In the Financial Times, John Plender explains that the debt being taken on to fight coronavirus will never be repaid, just inflated away. He writes:
A more fundamental question about the recovery relates to the central banks’ asset-purchasing programmes. William White, former head of the monetary and economic department at the Bank for International Settlements, points out that repeated monetary easing to stimulate demand brings forward private spending in time, with purchases being financed by debt accumulation. As the weight of the debt burden increases, the effectiveness of monetary easing declines. In short, the continuation of ultra-low interest rates procures less and less growth.
On a longer run perspective, the problem is one of asymmetric monetary policy. Since 1987 the Fed has put a safety net under markets when confronting systemic threats, while choosing not to restrain prices when they are in bubble territory.
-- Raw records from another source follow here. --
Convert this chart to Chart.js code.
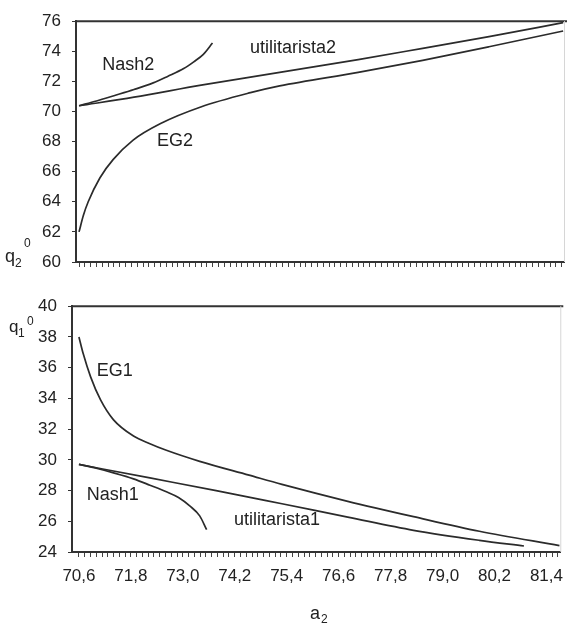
<!DOCTYPE html>
<html>
<head>
<meta charset="utf-8">
<script src="https://cdn.jsdelivr.net/npm/chart.js@4.4.0/dist/chart.umd.min.js"></script>
<style>
  html, body { margin: 0; padding: 0; background: #fff; }
  #wrap { position: relative; width: 567px; height: 624px; }
  .box { position: absolute; left: 0; width: 567px; }
</style>
</head>
<body>
<div id="wrap">
  <div class="box" style="top:0;height:285px"><canvas id="chartTop"></canvas></div>
  <div class="box" style="top:285px;height:339px"><canvas id="chartBottom"></canvas></div>
</div>
<script>
// x axis (a2)
const xTickLabels = ['70,6', '71,8', '73,0', '74,2', '75,4', '76,6', '77,8', '79,0', '80,2', '81,4'];
const xTickStart = 70.6;
const xTickStep = 1.2;
const minorPerLabel = 9;

// y axis ticks
const q2Ticks = [60, 62, 64, 66, 68, 70, 72, 74, 76];
const q1Ticks = [24, 26, 28, 30, 32, 34, 36, 38, 40];

// top panel: q2
const nash2A = [70.6, 71.0, 71.4, 71.86, 72.3, 72.63, 73.0, 73.23, 73.45, 73.66];
const nash2Q = [70.38, 70.7, 71.05, 71.46, 71.9, 72.33, 72.85, 73.3, 73.8, 74.55];
const util2A = [70.6, 71.86, 73.4, 75.2, 77.0, 78.48, 80.0, 81.7];
const util2Q = [70.38, 70.95, 71.75, 72.6, 73.45, 74.2, 74.98, 75.9];
const eg2A = [70.6, 70.7, 70.81, 71.08, 71.38, 71.84, 72.47, 73.39, 74.53, 75.2, 77.0, 78.48, 80.0, 81.7];
const eg2Q = [62.0, 63.1, 64.0, 65.6, 66.8, 68.1, 69.2, 70.3, 71.25, 71.7, 72.6, 73.4, 74.3, 75.35];

// bottom panel: q1
const eg1A = [70.6, 70.7, 70.87, 71.1, 71.4, 71.86, 72.24, 72.62, 73.39, 74.53, 75.29, 76.81, 78.33, 79.85, 81.7];
const eg1Q = [38.0, 36.9, 35.4, 33.9, 32.6, 31.55, 31.05, 30.62, 29.9, 29.0, 28.4, 27.3, 26.3, 25.35, 24.42];
const util1A = [70.6, 72.24, 73.77, 75.29, 76.81, 78.33, 79.85, 80.88];
const util1Q = [29.7, 28.82, 28.0, 27.14, 26.27, 25.41, 24.76, 24.39];
const nash1A = [70.6, 71.0, 71.4, 71.86, 72.24, 72.62, 72.9, 73.16, 73.39, 73.55];
const nash1Q = [29.7, 29.45, 29.15, 28.76, 28.35, 27.92, 27.55, 27.0, 26.35, 25.45];

const FONT = "'Liberation Sans', Arial, sans-serif";
const INK = '#222';
const LINE = '#2b2b2b';

Chart.defaults.font.family = FONT;
Chart.defaults.font.size = 17;
Chart.defaults.color = INK;

function zip(a, q) {
  return a.map((v, i) => ({ x: v, y: q[i] }));
}

function series(a, q) {
  return {
    data: zip(a, q),
    borderColor: LINE,
    borderWidth: 1.7,
    pointRadius: 0,
    fill: false,
    cubicInterpolationMode: 'monotone'
  };
}

function xScale(min, max, showLabels, height) {
  return {
    type: 'linear',
    min: min,
    max: max,
    afterBuildTicks: s => {
      const ticks = [];
      const step = xTickStep / minorPerLabel;
      for (let i = 0; xTickStart + i * step <= max + 1e-9; i++) {
        ticks.push({ value: xTickStart + i * step });
      }
      s.ticks = ticks;
    },
    afterFit: s => { s.height = height; },
    ticks: {
      display: showLabels,
      autoSkip: false,
      maxRotation: 0,
      padding: 9,
      color: INK,
      font: { size: 17 },
      callback: (v, i) => (i % minorPerLabel === 0 ? (xTickLabels[i / minorPerLabel] || '') : '')
    },
    grid: { display: true, drawOnChartArea: false, drawTicks: true, tickLength: 5, color: '#444', lineWidth: 1 },
    border: { display: true, color: '#333', width: 2 }
  };
}

function yScale(min, max, tickList, width) {
  return {
    type: 'linear',
    min: min,
    max: max,
    afterBuildTicks: s => { s.ticks = tickList.map(v => ({ value: v })); },
    afterFit: s => { s.width = width; },
    ticks: { padding: 11, color: INK, font: { size: 17 } },
    grid: { display: true, drawOnChartArea: false, drawTicks: true, tickLength: 4, color: '#333', lineWidth: 1 },
    border: { display: true, color: '#333', width: 2 }
  };
}

// frame, curve names and axis titles
const decor = {
  id: 'decor',
  afterDraw(chart, args, opts) {
    const { ctx, chartArea: ca, scales } = chart;
    ctx.save();
    ctx.strokeStyle = '#333';
    ctx.lineWidth = 2;
    ctx.beginPath();
    ctx.moveTo(ca.left, ca.top);
    ctx.lineTo(ca.right + 3, ca.top);
    ctx.stroke();
    ctx.strokeStyle = '#d6d6d6';
    ctx.lineWidth = 1;
    ctx.beginPath();
    ctx.moveTo(ca.right + 0.5, ca.top);
    ctx.lineTo(ca.right + 0.5, ca.bottom);
    ctx.stroke();

    ctx.fillStyle = INK;
    ctx.textAlign = 'left';
    ctx.textBaseline = 'middle';
    ctx.font = '18px ' + FONT;
    (opts.names || []).forEach(n => {
      ctx.fillText(n.text, scales.x.getPixelForValue(n.x), scales.y.getPixelForValue(n.y));
    });

    ctx.textBaseline = 'alphabetic';
    (opts.titles || []).forEach(t => {
      ctx.font = t.size + 'px ' + FONT;
      ctx.fillText(t.text, t.left, t.base);
    });
    ctx.restore();
  }
};

new Chart(document.getElementById('chartTop'), {
  type: 'line',
  data: {
    datasets: [series(nash2A, nash2Q), series(util2A, util2Q), series(eg2A, eg2Q)]
  },
  options: {
    responsive: true,
    maintainAspectRatio: false,
    animation: false,
    layout: { padding: { top: 15, right: 3, bottom: 0, left: 0 } },
    plugins: {
      legend: { display: false },
      tooltip: { enabled: false },
      decor: {
        names: [
          { text: 'Nash2', x: 71.13, y: 73.11 },
          { text: 'utilitarista2', x: 74.52, y: 74.22 },
          { text: 'EG2', x: 72.39, y: 68.06 }
        ],
        titles: [
          { text: 'q', size: 18, left: 5, base: 262 },
          { text: '2', size: 12, left: 15, base: 267 },
          { text: '0', size: 12, left: 24, base: 247 }
        ]
      }
    },
    scales: {
      x: xScale(70.53, 81.72, false, 23),
      y: yScale(60, 76, q2Ticks, 76)
    }
  },
  plugins: [decor]
});

new Chart(document.getElementById('chartBottom'), {
  type: 'line',
  data: {
    datasets: [series(eg1A, eg1Q), series(util1A, util1Q), series(nash1A, nash1Q)]
  },
  options: {
    responsive: true,
    maintainAspectRatio: false,
    animation: false,
    layout: { padding: { top: 20, right: 3, bottom: 0, left: 0 } },
    plugins: {
      legend: { display: false },
      tooltip: { enabled: false },
      decor: {
        names: [
          { text: 'EG1', x: 71.01, y: 35.75 },
          { text: 'Nash1', x: 70.78, y: 27.68 },
          { text: 'utilitarista1', x: 74.18, y: 26.06 }
        ],
        titles: [
          { text: 'q', size: 17, left: 9, base: 47 },
          { text: '1', size: 12, left: 18, base: 52 },
          { text: '0', size: 12, left: 27, base: 40 },
          { text: 'a', size: 18, left: 310, base: 334 },
          { text: '2', size: 12, left: 321, base: 338 }
        ]
      }
    },
    scales: {
      x: xScale(70.44, 81.72, true, 72),
      y: yScale(24, 40, q1Ticks, 72)
    }
  },
  plugins: [decor]
});
</script>
</body>
</html>
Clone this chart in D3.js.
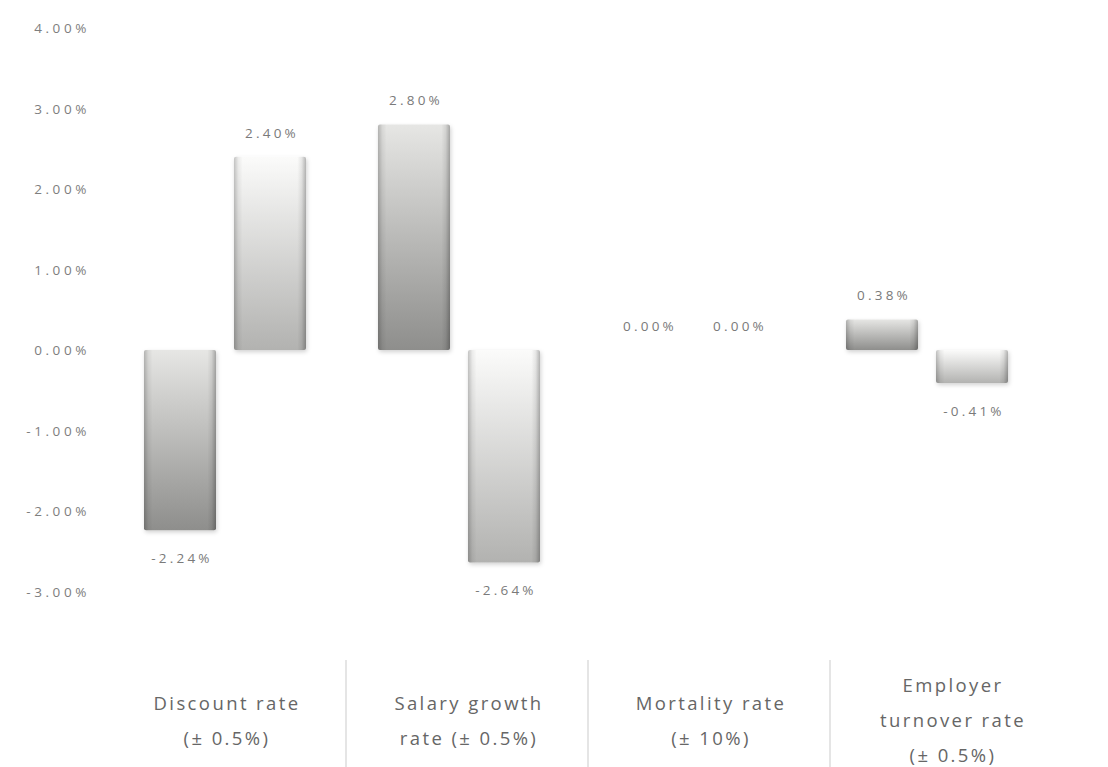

This morally hazardous approach to monetary policymaking means central banks repeatedly set the stage for the next boom and bust cycle, fuelled by ever declining credit standards and ever expanding debt accumulation.
The Institute of International Finance, a trade body, estimates that global debt, both public and private, topped $255tn at the end of 2019. That is $87tn higher than at the onset of the 2008 crisis and it is undoubtedly going to be very much higher as a result of the pandemic.
The question, then, is how to break out of the asymmetric policy bind. In due course, potential measures could range from equalising the tax treatment of debt and equity; changing boardroom incentive structures that encourage debt-financed stock buybacks that weaken corporate balance sheets; and tougher competition policy to curb debt-financed takeovers that create near-monopolistic corporate giants.
The current debt overhang will never be repaid in full. With central banks directly monetising government deficits, much of the debt will ultimately be inflated away — which is something that fixed-income markets resolutely refuse to believe. Since the turn of the millennium, markets have been plagued by widespread mispricings of risk. Here, almost certainly, is another case in point.